## TASK STATEMENT
In the material below, please retype the lines from the very first through the one with "(0,0) rectangle (982,922);", exactly and without pictures.

## INFORMATION SHOWN
::::

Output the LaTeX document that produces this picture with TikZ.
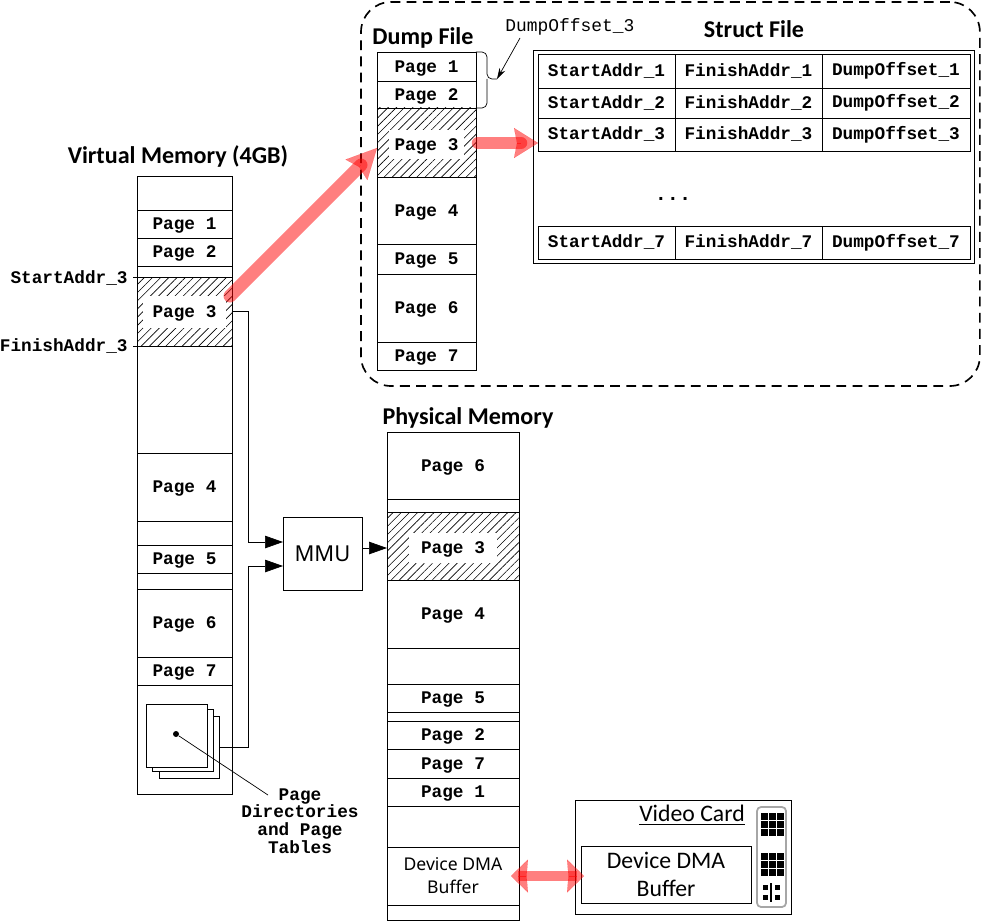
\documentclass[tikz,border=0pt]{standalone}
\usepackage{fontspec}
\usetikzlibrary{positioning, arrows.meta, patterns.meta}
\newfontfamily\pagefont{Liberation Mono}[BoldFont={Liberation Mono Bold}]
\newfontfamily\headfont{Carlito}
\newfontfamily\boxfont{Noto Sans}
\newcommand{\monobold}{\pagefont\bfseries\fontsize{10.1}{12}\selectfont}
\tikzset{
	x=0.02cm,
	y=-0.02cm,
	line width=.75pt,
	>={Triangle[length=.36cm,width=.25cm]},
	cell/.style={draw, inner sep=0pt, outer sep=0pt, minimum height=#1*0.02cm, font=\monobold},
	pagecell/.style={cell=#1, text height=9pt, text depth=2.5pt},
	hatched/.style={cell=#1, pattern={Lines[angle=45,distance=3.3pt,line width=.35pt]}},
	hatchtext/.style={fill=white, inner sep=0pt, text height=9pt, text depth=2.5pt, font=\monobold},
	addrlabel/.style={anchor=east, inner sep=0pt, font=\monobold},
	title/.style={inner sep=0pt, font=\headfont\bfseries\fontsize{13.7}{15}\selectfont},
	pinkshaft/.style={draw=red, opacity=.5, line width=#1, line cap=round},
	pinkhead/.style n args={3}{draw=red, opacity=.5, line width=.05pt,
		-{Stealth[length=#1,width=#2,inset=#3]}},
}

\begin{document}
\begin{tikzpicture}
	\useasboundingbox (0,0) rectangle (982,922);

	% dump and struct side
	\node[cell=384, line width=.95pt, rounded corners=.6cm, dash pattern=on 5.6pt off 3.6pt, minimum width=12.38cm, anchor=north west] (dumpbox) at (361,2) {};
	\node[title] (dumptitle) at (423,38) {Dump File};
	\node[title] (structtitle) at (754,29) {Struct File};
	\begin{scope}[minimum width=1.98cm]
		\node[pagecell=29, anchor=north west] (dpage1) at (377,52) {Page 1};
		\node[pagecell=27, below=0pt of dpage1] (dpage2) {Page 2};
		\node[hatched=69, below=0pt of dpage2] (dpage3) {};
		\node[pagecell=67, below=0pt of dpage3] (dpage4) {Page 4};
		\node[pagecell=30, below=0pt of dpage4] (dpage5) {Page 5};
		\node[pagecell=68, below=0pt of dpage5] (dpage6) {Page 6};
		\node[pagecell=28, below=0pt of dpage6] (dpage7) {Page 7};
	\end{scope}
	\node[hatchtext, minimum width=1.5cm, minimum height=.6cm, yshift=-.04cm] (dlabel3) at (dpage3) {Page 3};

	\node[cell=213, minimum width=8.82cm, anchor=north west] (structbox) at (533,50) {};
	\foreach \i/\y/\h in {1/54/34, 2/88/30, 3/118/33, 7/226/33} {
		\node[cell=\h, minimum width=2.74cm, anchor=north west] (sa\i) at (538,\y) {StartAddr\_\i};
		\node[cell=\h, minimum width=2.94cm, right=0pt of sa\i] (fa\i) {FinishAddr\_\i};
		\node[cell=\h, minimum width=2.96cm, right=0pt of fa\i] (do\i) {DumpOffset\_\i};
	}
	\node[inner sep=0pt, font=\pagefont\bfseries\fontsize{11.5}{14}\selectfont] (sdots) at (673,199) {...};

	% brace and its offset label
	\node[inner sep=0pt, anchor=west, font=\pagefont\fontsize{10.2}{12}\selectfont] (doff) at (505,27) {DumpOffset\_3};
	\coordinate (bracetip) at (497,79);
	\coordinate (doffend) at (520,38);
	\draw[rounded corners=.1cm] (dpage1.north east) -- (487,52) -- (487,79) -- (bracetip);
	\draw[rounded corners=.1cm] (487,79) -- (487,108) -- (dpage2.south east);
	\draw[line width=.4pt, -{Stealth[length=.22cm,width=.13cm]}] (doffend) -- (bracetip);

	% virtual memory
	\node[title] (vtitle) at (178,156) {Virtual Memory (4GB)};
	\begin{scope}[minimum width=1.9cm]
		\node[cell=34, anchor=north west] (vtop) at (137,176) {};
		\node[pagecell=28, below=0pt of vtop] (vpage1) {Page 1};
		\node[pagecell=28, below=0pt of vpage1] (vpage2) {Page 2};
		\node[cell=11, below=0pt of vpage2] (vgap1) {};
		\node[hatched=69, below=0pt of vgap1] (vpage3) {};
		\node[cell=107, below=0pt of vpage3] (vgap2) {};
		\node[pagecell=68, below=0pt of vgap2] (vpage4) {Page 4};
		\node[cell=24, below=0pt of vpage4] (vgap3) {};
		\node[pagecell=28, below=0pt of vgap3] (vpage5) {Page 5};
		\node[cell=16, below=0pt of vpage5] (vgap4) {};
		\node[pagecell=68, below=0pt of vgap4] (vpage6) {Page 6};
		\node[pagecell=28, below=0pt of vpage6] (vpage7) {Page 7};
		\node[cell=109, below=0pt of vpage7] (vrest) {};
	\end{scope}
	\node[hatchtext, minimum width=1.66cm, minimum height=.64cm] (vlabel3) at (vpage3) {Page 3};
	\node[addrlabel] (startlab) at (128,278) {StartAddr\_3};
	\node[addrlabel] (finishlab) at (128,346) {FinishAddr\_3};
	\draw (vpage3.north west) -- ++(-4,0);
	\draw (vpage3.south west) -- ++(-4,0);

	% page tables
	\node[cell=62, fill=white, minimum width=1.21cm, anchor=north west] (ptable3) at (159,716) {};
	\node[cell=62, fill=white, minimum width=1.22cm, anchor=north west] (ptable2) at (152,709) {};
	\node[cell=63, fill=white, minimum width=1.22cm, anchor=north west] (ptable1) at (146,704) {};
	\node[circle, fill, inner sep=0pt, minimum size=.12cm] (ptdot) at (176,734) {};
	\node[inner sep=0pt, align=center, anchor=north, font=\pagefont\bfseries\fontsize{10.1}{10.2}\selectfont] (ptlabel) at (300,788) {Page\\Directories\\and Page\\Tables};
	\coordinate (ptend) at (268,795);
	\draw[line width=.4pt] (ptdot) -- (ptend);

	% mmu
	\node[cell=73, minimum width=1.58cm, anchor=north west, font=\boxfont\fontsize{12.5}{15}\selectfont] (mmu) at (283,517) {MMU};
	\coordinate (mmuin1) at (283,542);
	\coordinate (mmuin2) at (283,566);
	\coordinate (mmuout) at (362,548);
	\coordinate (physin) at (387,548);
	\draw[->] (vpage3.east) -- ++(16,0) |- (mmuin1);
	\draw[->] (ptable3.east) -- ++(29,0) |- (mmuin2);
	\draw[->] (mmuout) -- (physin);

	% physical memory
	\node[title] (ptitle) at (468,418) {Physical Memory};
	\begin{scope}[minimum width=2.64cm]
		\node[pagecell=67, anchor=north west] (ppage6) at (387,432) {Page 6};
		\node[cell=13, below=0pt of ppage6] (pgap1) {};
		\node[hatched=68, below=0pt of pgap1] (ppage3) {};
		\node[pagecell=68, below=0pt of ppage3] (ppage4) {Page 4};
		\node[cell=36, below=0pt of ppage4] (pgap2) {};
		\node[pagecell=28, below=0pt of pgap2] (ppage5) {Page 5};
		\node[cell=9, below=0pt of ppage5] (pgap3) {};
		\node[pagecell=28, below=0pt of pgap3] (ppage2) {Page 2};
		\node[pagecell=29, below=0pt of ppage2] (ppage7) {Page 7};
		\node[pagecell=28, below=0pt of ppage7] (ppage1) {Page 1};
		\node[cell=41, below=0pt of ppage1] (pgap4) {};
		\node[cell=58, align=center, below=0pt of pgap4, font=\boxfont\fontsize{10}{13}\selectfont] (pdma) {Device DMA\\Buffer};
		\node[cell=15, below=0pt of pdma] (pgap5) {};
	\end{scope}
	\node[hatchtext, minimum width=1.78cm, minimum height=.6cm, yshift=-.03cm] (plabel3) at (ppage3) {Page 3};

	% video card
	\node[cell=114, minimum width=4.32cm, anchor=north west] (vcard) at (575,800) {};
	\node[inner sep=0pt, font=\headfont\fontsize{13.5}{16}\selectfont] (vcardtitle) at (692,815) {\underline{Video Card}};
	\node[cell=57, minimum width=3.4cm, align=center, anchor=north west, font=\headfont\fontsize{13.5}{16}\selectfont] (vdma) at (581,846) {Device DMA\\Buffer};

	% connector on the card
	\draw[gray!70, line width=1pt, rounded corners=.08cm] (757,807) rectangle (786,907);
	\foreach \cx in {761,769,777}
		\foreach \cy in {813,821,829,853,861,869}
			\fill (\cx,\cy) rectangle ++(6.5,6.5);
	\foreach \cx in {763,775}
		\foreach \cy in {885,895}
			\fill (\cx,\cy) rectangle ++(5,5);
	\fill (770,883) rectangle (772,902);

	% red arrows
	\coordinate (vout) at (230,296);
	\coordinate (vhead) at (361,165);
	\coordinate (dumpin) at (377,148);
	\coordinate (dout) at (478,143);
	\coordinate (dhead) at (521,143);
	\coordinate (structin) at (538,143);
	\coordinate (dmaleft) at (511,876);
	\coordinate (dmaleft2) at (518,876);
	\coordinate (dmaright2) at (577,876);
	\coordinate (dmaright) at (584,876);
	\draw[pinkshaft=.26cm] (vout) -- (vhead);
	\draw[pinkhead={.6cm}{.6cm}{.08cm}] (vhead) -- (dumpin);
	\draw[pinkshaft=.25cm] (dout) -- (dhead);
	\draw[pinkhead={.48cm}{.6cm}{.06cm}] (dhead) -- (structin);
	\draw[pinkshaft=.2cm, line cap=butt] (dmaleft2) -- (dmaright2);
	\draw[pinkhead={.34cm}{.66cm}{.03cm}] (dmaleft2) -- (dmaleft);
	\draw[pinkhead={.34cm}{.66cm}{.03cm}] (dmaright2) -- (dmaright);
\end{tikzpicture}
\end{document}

::::

## FULL ANSWER
Output the LaTeX document that produces this picture with TikZ.
\documentclass[tikz,border=0pt]{standalone}
\usepackage{fontspec}
\usetikzlibrary{positioning, arrows.meta, patterns.meta}
\newfontfamily\pagefont{Liberation Mono}[BoldFont={Liberation Mono Bold}]
\newfontfamily\headfont{Carlito}
\newfontfamily\boxfont{Noto Sans}
\newcommand{\monobold}{\pagefont\bfseries\fontsize{10.1}{12}\selectfont}
\tikzset{
	x=0.02cm,
	y=-0.02cm,
	line width=.75pt,
	>={Triangle[length=.36cm,width=.25cm]},
	cell/.style={draw, inner sep=0pt, outer sep=0pt, minimum height=#1*0.02cm, font=\monobold},
	pagecell/.style={cell=#1, text height=9pt, text depth=2.5pt},
	hatched/.style={cell=#1, pattern={Lines[angle=45,distance=3.3pt,line width=.35pt]}},
	hatchtext/.style={fill=white, inner sep=0pt, text height=9pt, text depth=2.5pt, font=\monobold},
	addrlabel/.style={anchor=east, inner sep=0pt, font=\monobold},
	title/.style={inner sep=0pt, font=\headfont\bfseries\fontsize{13.7}{15}\selectfont},
	pinkshaft/.style={draw=red, opacity=.5, line width=#1, line cap=round},
	pinkhead/.style n args={3}{draw=red, opacity=.5, line width=.05pt,
		-{Stealth[length=#1,width=#2,inset=#3]}},
}

\begin{document}
\begin{tikzpicture}
	\useasboundingbox (0,0) rectangle (982,922);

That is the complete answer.